During the first episode it was a frightening experience for everyone. Some people insisted it was a nervous breakdown, some claimed I had temporal lobe seizures, some perhaps too shamed to face the possibility that I may be mentally ill, others implied I was possessed. At one point, I felt I was partially possessed, as my mind, heart and spirit fought continuously for my soul. I had to decide then and there to stay in that darkness or follow that light that I knew still existed in me.
 I recall in my heart opening the door and inwardly calling out to Jesus to help me through the ordeal. Then a strange thing happened.
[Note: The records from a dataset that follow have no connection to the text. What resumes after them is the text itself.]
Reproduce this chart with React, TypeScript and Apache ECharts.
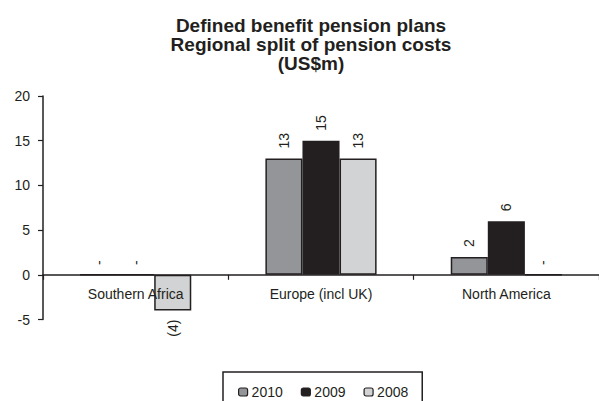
import React, { useEffect, useRef } from "react";
import * as echarts from "echarts";

const titleLines = ["Defined benefit pension plans", "Regional split of pension costs", "(US$m)"];
const categories = ["Southern Africa", "Europe (incl UK)", "North America"];
const seriesNames = ["2010", "2009", "2008"];
const values2010 = [0, 13, 2];
const values2009 = [0, 15, 6];
const values2008 = [-4, 13, 0];
const seriesColors = ["#939598", "#231f20", "#d1d3d4"];
const yTicks = { min: -5, max: 20, interval: 5 };

const ink = "#231f20";
const font = "'Liberation Sans', Arial, Helvetica, sans-serif";

function fmt(v: number) {
  if (v === 0) return "-";
  if (v < 0) return "(" + Math.abs(v) + ")";
  return String(v);
}

function makeData(vals: number[]) {
  return vals.map((v) => ({
    value: v,
    label:
      v < 0
        ? { position: "bottom", align: "right", verticalAlign: "middle", distance: 9 }
        : { position: "top", align: "left", verticalAlign: "middle", distance: v === 0 ? 9 : 10 },
  }));
}

export default function App() {
  const ref = useRef<HTMLDivElement>(null);
  useEffect(() => {
    if (!ref.current) return;
    const chart = echarts.init(ref.current, undefined, { renderer: "svg" });
    const allVals = [values2010, values2009, values2008];
    chart.setOption({
      animation: false,
      backgroundColor: "#ffffff",
      title: {
        text: titleLines.join("\n"),
        left: 306,
        textAlign: "center",
        top: 11,
        textStyle: {
          fontFamily: font,
          fontWeight: "bold",
          fontSize: 19,
          lineHeight: 19,
          color: ink,
        },
      },
      legend: {
        data: seriesNames,
        left: 223,
        top: 372,
        padding: [13, 14, 14, 15],
        borderColor: ink,
        borderWidth: 1.5,
        itemWidth: 9,
        itemHeight: 8,
        itemGap: 18,
        itemStyle: { borderWidth: 1.2 },
        textStyle: { fontFamily: font, fontSize: 14, color: ink, padding: [0, 0, 0, -1] },
      },
      grid: { left: 43, right: 0, top: 96, bottom: 81.5, containLabel: false },
      xAxis: {
        type: "category",
        data: categories,
        z: 5,
        axisLine: { show: true, onZero: true, lineStyle: { color: ink, width: 1.5 } },
        axisTick: { show: true, length: 5, lineStyle: { color: ink, width: 1.2 } },
        axisLabel: { fontFamily: font, fontSize: 14, color: ink, margin: -33 },
      },
      yAxis: {
        type: "value",
        min: yTicks.min,
        max: yTicks.max,
        interval: yTicks.interval,
        splitLine: { show: false },
        axisLine: { show: true, lineStyle: { color: ink, width: 1.5 } },
        axisTick: { show: true, length: 5, lineStyle: { color: ink, width: 1.2 } },
        axisLabel: { fontFamily: font, fontSize: 14, color: ink, margin: 13 },
      },
      series: seriesNames.map((name, i) => ({
        name,
        type: "bar",
        data: makeData(allVals[i]),
        barGap: "0%",
        barCategoryGap: "40%",
        itemStyle: { color: seriesColors[i], borderColor: ink, borderWidth: 1.5 },
        label: {
          show: true,
          rotate: 90,
          fontFamily: font,
          fontSize: 14,
          color: ink,
          formatter: (p: any) => fmt(p.value),
        },
      })),
    });
    return () => chart.dispose();
  }, []);
  return <div ref={ref} style={{ width: 599, height: 401, position: "absolute", left: 0, top: 0 }} />;
}
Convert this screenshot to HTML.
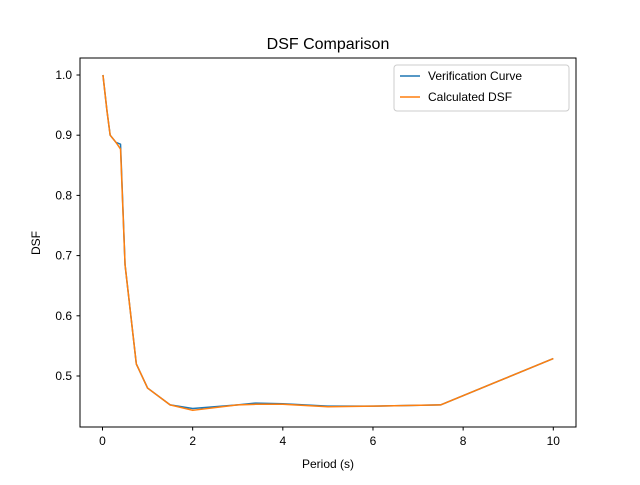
<!DOCTYPE html>
<html><head><meta charset="utf-8"><style>body{margin:0;background:#fff}svg{font-family:"Liberation Sans","DejaVu Sans",sans-serif}</style></head>
<body>
<svg id="chart" width="640" height="480">
<rect x="0" y="0" width="640" height="480" fill="#fff"/>
<text x="328" y="49" font-size="16" text-anchor="middle">DSF Comparison</text>
<g id="ticks"></g>
<g id="lines"></g>
<rect x="80" y="58" width="496" height="369" fill="none" stroke="#000" stroke-width="1"/>
<text x="328" y="468" font-size="12" text-anchor="middle">Period (s)</text>
<text x="0" y="0" font-size="12" text-anchor="middle" transform="translate(40,243) rotate(-90)">DSF</text>
<g>
<rect x="394" y="65" width="175" height="46" rx="3" fill="#fff" stroke="#ccc"/>
<line x1="400" y1="76" x2="420" y2="76" stroke="#1f77b4" stroke-width="1.5"/>
<text x="428" y="80" font-size="12">Verification Curve</text>
<line x1="400" y1="97" x2="420" y2="97" stroke="#ff7f0e" stroke-width="1.5"/>
<text x="428" y="101" font-size="12">Calculated DSF</text>
</g>
</svg>
<script>
const xTicks=[0,2,4,6,8,10];
const yTicks=[0.5,0.6,0.7,0.8,0.9,1.0];
const periods=[0.01,0.1,0.17,0.3,0.4,0.5,0.75,1,1.5,2,3,3.4,4,5,6,7.5,10];
const verification=[1.0,0.94,0.9,0.888,0.885,0.685,0.52,0.48,0.452,0.446,0.452,0.455,0.454,0.45,0.45,0.452,0.529];
const calculated=[1.0,0.94,0.9,0.888,0.877,0.685,0.52,0.48,0.452,0.443,0.452,0.453,0.453,0.449,0.45,0.452,0.529];
const NS="http://www.w3.org/2000/svg";
const xs=v=>102.5+v*45.08;
const ys=v=>75+(1.0-v)*602;
const tg=document.getElementById('ticks');
function mk(t,a,p){const e=document.createElementNS(NS,t);for(const k in a)e.setAttribute(k,a[k]);p.appendChild(e);return e;}
xTicks.forEach(t=>{
 const l=mk('line',{x1:xs(t),x2:xs(t),y1:427,y2:430.5,stroke:'#000'},tg);
 
 
 const tx=mk('text',{x:xs(t),y:445,'font-size':12,'text-anchor':'middle'},tg);tx.textContent=t;
 
 
});
yTicks.forEach(t=>{
 const l=mk('line',{x1:76.5,x2:80,y1:ys(t),y2:ys(t),stroke:'#000'},tg);
 
 
 const tx=mk('text',{x:72,y:ys(t)+4,'font-size':12,'text-anchor':'end'},tg);tx.textContent=t.toFixed(1);
 
 
});
const lg=document.getElementById('lines');
[[verification,'#1f77b4','verification-curve-line'],[calculated,'#ff7f0e','calculated-dsf-line']].forEach(([d,c,n])=>{
 const p=mk('polyline',{points:periods.map((x,i)=>xs(x)+','+ys(d[i])).join(' '),fill:'none',stroke:c,'stroke-width':1.5,'stroke-linejoin':'round'},lg);
 
 
});
</script>
</body></html>
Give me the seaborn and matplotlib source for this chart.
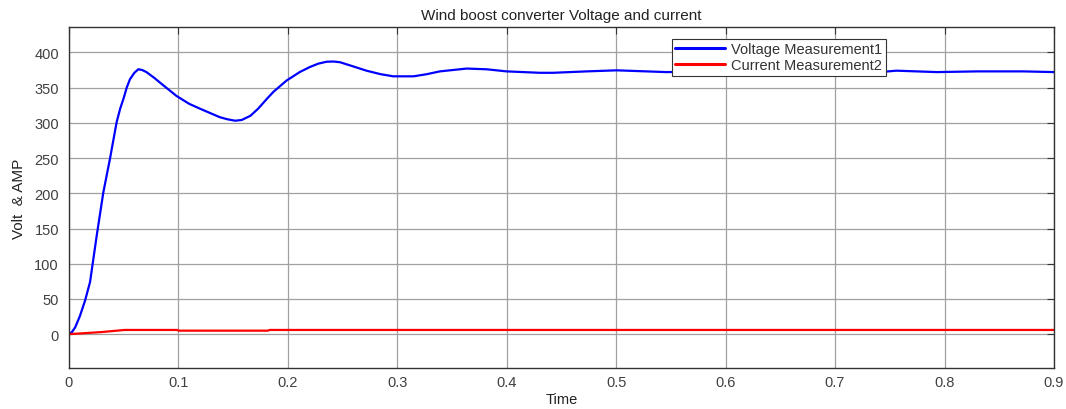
import matplotlib
matplotlib.use("Agg")
import matplotlib.pyplot as plt
import seaborn as sns
import pandas as pd

# ---- data ----
volt_t = [0, 0.003, 0.006, 0.0103, 0.0150, 0.0195, 0.0256, 0.0316, 0.0377, 0.0438,
          0.047, 0.05, 0.053, 0.056, 0.06, 0.0636, 0.067, 0.071, 0.078, 0.085,
          0.0986, 0.11, 0.12, 0.138, 0.145, 0.152, 0.158, 0.166, 0.173, 0.181,
          0.187, 0.193, 0.199, 0.205, 0.211, 0.22, 0.228, 0.2356, 0.242, 0.2478,
          0.26, 0.272, 0.285, 0.2964, 0.315, 0.327, 0.339, 0.3635, 0.3817, 0.40,
          0.4304, 0.4426, 0.473, 0.5005, 0.546, 0.6, 0.65, 0.7, 0.741, 0.756,
          0.793, 0.83, 0.872, 0.9]
volt_v = [0, 3, 10, 26, 48, 74, 140, 201, 249, 301,
          320, 334, 350, 362, 371, 376, 375, 372, 364, 355,
          338, 327, 320, 308, 305, 303, 304, 310, 320, 334,
          344, 352, 360, 366, 372, 379, 384, 386.7, 387, 386,
          380, 374, 369, 366, 366, 369, 373, 377, 376, 373,
          371, 371, 373, 374.5, 372, 373, 372, 373, 372, 374,
          372, 373, 373, 372]
curr_t = [0, 0.03, 0.051, 0.099, 0.1005, 0.182, 0.1835, 0.9]
curr_i = [0, 3, 6, 6, 5, 5, 6, 6]

x_ticks = [0, 0.1, 0.2, 0.3, 0.4, 0.5, 0.6, 0.7, 0.8, 0.9]
x_tick_labels = ["0", "0.1", "0.2", "0.3", "0.4", "0.5", "0.6", "0.7", "0.8", "0.9"]
y_ticks = [0, 50, 100, 150, 200, 250, 300, 350, 400]

title = "Wind boost converter Voltage and current"
x_label = "Time"
y_label = "Volt  & AMP"
series_names = ["Voltage Measurement1", "Current Measurement2"]

sns.set_style("white")
plt.rcParams["font.family"] = ["Liberation Sans", "DejaVu Sans"]

df_v = pd.DataFrame({"t": volt_t, "val": volt_v})
df_i = pd.DataFrame({"t": curr_t, "val": curr_i})

fig = plt.figure(figsize=(10.66, 4.10), dpi=100)
ax = fig.add_axes([68.7 / 1066, 1 - 369 / 410, (1054 - 68.7) / 1066, (369 - 28) / 410])

sns.lineplot(data=df_v, x="t", y="val", ax=ax, color="#0000ff", linewidth=1.6,
             estimator=None, sort=False, label=series_names[0])
sns.lineplot(data=df_i, x="t", y="val", ax=ax, color="#ff0000", linewidth=1.6,
             estimator=None, sort=False, label=series_names[1])

ax.set_xlim(0, 0.9)
ax.set_ylim(-48, 436)
ax.set_xticks(x_ticks)
ax.set_xticklabels(x_tick_labels)
ax.set_yticks(y_ticks)

ax.grid(True, color="#a0a0a0", linewidth=0.9)
ax.set_axisbelow(True)
for s in ax.spines.values():
    s.set_color("#333333")
    s.set_linewidth(1.0)
ax.tick_params(direction="in", length=5, width=0.8, colors="#333333",
               labelcolor="#404040", labelsize=10.5, top=True, right=True)
ax.tick_params(axis="x", pad=5)
ax.tick_params(axis="y", pad=7)

ax.set_title(title, fontsize=11, color="#222222", pad=6)
ax.set_xlabel(x_label, fontsize=10.5, color="#222222", labelpad=2)
ax.set_ylabel(y_label, fontsize=11, color="#222222", labelpad=6)

leg = ax.legend(loc="upper left", bbox_to_anchor=(0.612, 0.966), fontsize=10.5,
                frameon=True, fancybox=False, framealpha=1, edgecolor="#333333",
                handlelength=3.4, handletextpad=0.4, borderpad=0.25, labelspacing=0.15,
                borderaxespad=0)
leg.get_frame().set_linewidth(0.8)
for line in leg.get_lines():
    line.set_linewidth(2.2)
for t in leg.get_texts():
    t.set_color("#333333")

fig.savefig("out.png", dpi=100)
The fear immediately left me, and I felt such a calming indescribable presence, like a blanket placed about me, a warmth from head to toe permeated my body, and as though being carried up and out of the darkness. It was at that moment I met God and was acutely aware of His presence.  Was this “the peace which passes understanding” that I had read so much about in the bible?” From then on, I relied on that faith and that presence when sorrows and fear knocked on my door. I realized through all my traumatic experiences throughout my life that calming presence had been there, but I had not been as acutely aware of it before then. Previously, I was too busy focusing on the darkness and the fear.
That my friends, is my experience and why I do believe in God, I share it with you as it has such a profound impact on my life with bipolar disorder. There are many who will relate to this, and others who choose to reject it. I am not trying to convince or convert anyone. It is my personal relationship and experience.